Research reveals that animals perceive time at speeds relative to their body size — which means that small animals actually see in slow motion.
A study published in the journal Animal Behavior has revamped the way that biologists interpret the behavior of animals in relation to the way they view the world around them. An experiment performed on a wide variety of differently sized vertebrates — from lizards and fish to birds and mammals — concluded that animals perceive time at a rate dependent on their body mass and metabolism.
Smaller animals are lighter, quicker, have faster metabolic rates, and as a result intake more information in a smaller amount of time versus a larger animal. Their brains function at a higher frequency, which in turn makes the world seem to move more slowly around them.
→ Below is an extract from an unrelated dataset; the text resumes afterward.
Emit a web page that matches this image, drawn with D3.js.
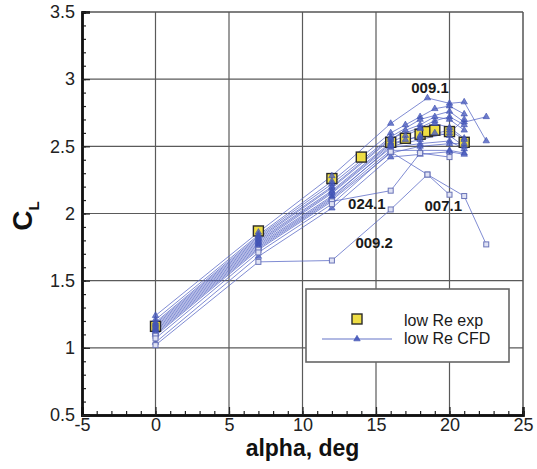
<!DOCTYPE html>
<html>
<head>
<meta charset="utf-8">
<script src="https://cdn.jsdelivr.net/npm/d3@7"></script>
<style>
  html, body { margin: 0; padding: 0; background: #fff; }
  svg { display: block; font-family: "Liberation Sans", Arial, Helvetica, sans-serif; }
</style>
</head>
<body>
<svg id="chart" width="537" height="469"></svg>
<script>
// Lift coefficient vs. angle of attack: low-Re experiment and CFD runs.
const xTicks = [-5, 0, 5, 10, 15, 20, 25];
const yTicks = [0.5, 1, 1.5, 2, 2.5, 3, 3.5];

// Experimental points [alpha, CL]
const expAlpha = [0, 7, 12, 14, 16, 17, 18, 18.5, 19, 20, 21];
const expCL    = [1.16, 1.87, 2.26, 2.42, 2.53, 2.56, 2.59, 2.61, 2.62, 2.61, 2.53];

// CFD runs, each a list of [alpha, CL]
const run0091 = [[0,1.24],[7,1.86],[12,2.28],[16,2.67],[18.5,2.86],[20,2.82],[21,2.83],[22.5,2.54]];
const runA = [[0,1.21],[7,1.84],[12,2.24],[16,2.60],[17,2.66],[18,2.72],[19,2.78],[20,2.80],[21,2.74]];
const runB = [[0,1.19],[7,1.83],[12,2.22],[16,2.57],[18,2.70],[20,2.76],[21,2.68],[22.5,2.72]];
const runI = [[0,1.18],[7,1.82],[12,2.20],[16,2.56],[18,2.64],[19,2.69],[20,2.72],[21,2.66]];
const runC = [[0,1.17],[7,1.81],[12,2.19],[16,2.55],[17,2.62],[18,2.66],[19,2.72],[20,2.70],[21,2.62]];
const runD = [[0,1.16],[7,1.80],[12,2.17],[16,2.53],[17,2.58],[18,2.63],[19,2.67],[20,2.64],[21,2.56]];
const runJ = [[0,1.15],[7,1.79],[12,2.16],[16,2.52],[17,2.55],[18,2.57],[20,2.62],[21,2.55]];
const runE = [[0,1.14],[7,1.78],[12,2.15],[16,2.51],[18,2.58],[19,2.60],[20,2.58],[21,2.50]];
const runF = [[0,1.13],[7,1.77],[12,2.13],[16,2.49],[18,2.52],[20,2.54],[21,2.48]];
const runK = [[0,1.12],[7,1.76],[12,2.12],[16,2.50],[18,2.55],[20,2.60],[21,2.70]];
const runG = [[0,1.11],[7,1.75],[12,2.11],[16,2.47],[18,2.47],[20,2.47],[21,2.45]];
const runL = [[0,1.10],[7,1.74],[12,2.10],[16,2.45],[18,2.50],[20,2.52],[21,2.52]];
const run0241 = [[0,1.09],[7,1.73],[12,2.09],[16,2.17],[18,2.45],[20,2.42]];
const run0071 = [[0,1.07],[7,1.71],[12,2.07],[16,2.46],[18.5,2.29],[21,2.13],[22.5,1.77]];
const run0092 = [[0,1.02],[7,1.64],[12,1.65],[16,2.03],[18.5,2.29],[20,2.14]];
const runH = [[0,1.04],[7,1.68],[12,2.04],[16,2.42],[18,2.44],[20,2.46],[21,2.44]];

const cfdTriangleRuns = [run0091, runA, runB, runI, runC, runD, runJ, runE, runF, runK, runG, runL, runH];
const cfdSquareRuns = [run0241, run0071, run0092];

// Run labels [text, alpha, CL]
const runLabels = [["009.1", 17.4, 2.90], ["024.1", 13.1, 2.03], ["007.1", 18.3, 2.02], ["009.2", 13.6, 1.74]];

const legendLabels = ["low Re exp", "low Re CFD"];

const svg = d3.select("#chart");
const plotLeft = 82, plotRight = 523, plotTop = 12, plotBottom = 415;

const x = d3.scaleLinear().domain([-5, 25]).range([plotLeft, plotRight]);
const y = d3.scaleLinear().domain([0.5, 3.5]).range([plotBottom, plotTop]);

// grid
const grid = svg.append("g");
grid.selectAll(".gx").data(xTicks.slice(1, -1)).join("line")
  .attr("x1", d => x(d)).attr("x2", d => x(d))
  .attr("y1", plotTop).attr("y2", plotBottom)
  .attr("stroke", "#5a5a5a").attr("stroke-width", 1.2);
grid.selectAll(".gy").data(yTicks.slice(1, -1)).join("line")
  .attr("y1", d => y(d)).attr("y2", d => y(d))
  .attr("x1", plotLeft).attr("x2", plotRight)
  .attr("stroke", "#5a5a5a").attr("stroke-width", 1.2);

// frame top/right
svg.append("line").attr("x1", plotLeft).attr("x2", plotRight).attr("y1", plotTop).attr("y2", plotTop)
  .attr("stroke", "#555").attr("stroke-width", 1.5);
svg.append("line").attr("x1", plotRight).attr("x2", plotRight).attr("y1", plotTop).attr("y2", plotBottom)
  .attr("stroke", "#555").attr("stroke-width", 1.5);

// CFD lines
const line = d3.line().x(d => x(d[0])).y(d => y(d[1]));
const allRuns = cfdTriangleRuns.concat(cfdSquareRuns);
svg.append("g").selectAll("path").data(allRuns).join("path")
  .attr("d", line)
  .attr("fill", "none")
  .attr("stroke", "#5566c4")
  .attr("stroke-opacity", 0.75)
  .attr("stroke-width", 1);

// experimental squares
const exp = expAlpha.map((a, i) => [a, expCL[i]]);
svg.append("g").selectAll("rect").data(exp).join("rect")
  .attr("x", d => x(d[0]) - 5).attr("y", d => y(d[1]) - 5)
  .attr("width", 10).attr("height", 10)
  .attr("fill", "#eedd44").attr("stroke", "#2a2a2a").attr("stroke-width", 1.4);

// CFD markers
const tri = d3.symbol().type(d3.symbolTriangle).size(18);
const markers = svg.append("g");
cfdTriangleRuns.forEach(run => {
  markers.append("g").selectAll("path").data(run).join("path")
    .attr("d", tri)
    .attr("transform", d => `translate(${x(d[0])},${y(d[1])})`)
    .attr("fill", "#4f60c0").attr("fill-opacity", 0.8)
    .attr("stroke", "#3d4fb0").attr("stroke-width", 0.6);
});
cfdSquareRuns.forEach(run => {
  markers.append("g").selectAll("rect").data(run).join("rect")
    .attr("x", d => x(d[0]) - 2.5).attr("y", d => y(d[1]) - 2.5)
    .attr("width", 5).attr("height", 5)
    .attr("fill", "#dfe2f4")
    .attr("stroke", "#6a74b8").attr("stroke-width", 1);
});

// axes
const xAxis = svg.append("g").attr("transform", `translate(0,${plotBottom})`);
xAxis.call(d3.axisBottom(x).tickValues(d3.range(-5, 26, 1)).tickSize(-4).tickFormat(""));
xAxis.append("g").call(d3.axisBottom(x).tickValues(xTicks).tickSize(-8).tickPadding(3).tickFormat(d => String(d)));
const yAxis = svg.append("g").attr("transform", `translate(${plotLeft},0)`);
yAxis.call(d3.axisLeft(y).tickValues(d3.range(5, 36, 1).map(v => v / 10)).tickSize(-4).tickFormat(""));
yAxis.append("g").call(d3.axisLeft(y).tickValues(yTicks).tickSize(-8).tickPadding(7).tickFormat(d => String(d)));
svg.selectAll(".domain").attr("stroke", "#111").attr("stroke-width", 2.4);
svg.selectAll(".tick line").attr("stroke", "#222").attr("stroke-width", 1.2);
svg.selectAll(".tick text").attr("font-size", 18).attr("fill", "#222")
  .attr("font-family", "'Liberation Sans', Arial, sans-serif");

// axis titles
svg.append("text").attr("x", (plotLeft + plotRight) / 2).attr("y", 456)
  .attr("text-anchor", "middle").attr("font-size", 23).attr("font-weight", "bold")
  .attr("fill", "#111").text("alpha, deg");
const yt = svg.append("text").attr("transform", "translate(32,216) rotate(-90)")
  .attr("text-anchor", "middle").attr("font-weight", "bold").attr("fill", "#111");
yt.append("tspan").attr("font-size", 28).text("C");
yt.append("tspan").attr("font-size", 15).attr("dy", 7).text("L");

// run labels
svg.append("g").selectAll("text").data(runLabels).join("text")
  .attr("x", d => x(d[1])).attr("y", d => y(d[2]))
  .attr("font-size", 15).attr("font-weight", "bold").attr("fill", "#1a1a1a")
  .text(d => d[0]);

// legend
const lg = svg.append("g");
lg.append("rect").attr("x", 306).attr("y", 289).attr("width", 203).attr("height", 73)
  .attr("fill", "#fff").attr("stroke", "#666").attr("stroke-width", 1.6);
lg.append("rect").attr("x", 352).attr("y", 314).attr("width", 10).attr("height", 10)
  .attr("fill", "#eedd44").attr("stroke", "#2a2a2a").attr("stroke-width", 1.4);
lg.append("line").attr("x1", 322).attr("x2", 392).attr("y1", 339).attr("y2", 339)
  .attr("stroke", "#6475c8").attr("stroke-width", 1.2);
lg.append("path").attr("d", tri).attr("transform", "translate(357,339)")
  .attr("fill", "#4f60c0").attr("stroke", "#3d4fb0").attr("stroke-width", 0.6);
lg.selectAll(".lt").data(legendLabels).join("text")
  .attr("x", 404).attr("y", (d, i) => 326 + i * 17.5)
  .attr("font-size", 16).attr("fill", "#1a1a1a").text(d => d);
</script>
</body>
</html>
Awareness of time in animals is based on the speed the nervous system absorbs sensory input from stimuli. The study showed that organisms react to changing environments at a rate equal to their visual perception by measuring different species’ response times to flickering light.
After a certain velocity, organisms view flickering light as one solid illumination. For example, smaller animals are able to view the flickering at a much higher rate than humans. This adaptation this allows them to react more quickly to changes in their environment.
The ability for smaller animals to see in slower motion is correlated to their evolutionary need to move at a faster pace. The smaller the animal, the more likely it is to become prey, and the faster it is able to move equates to longer survival.
The implications of these findings are helpful to scientists in terms of further cognitive and behavioral studies of animals.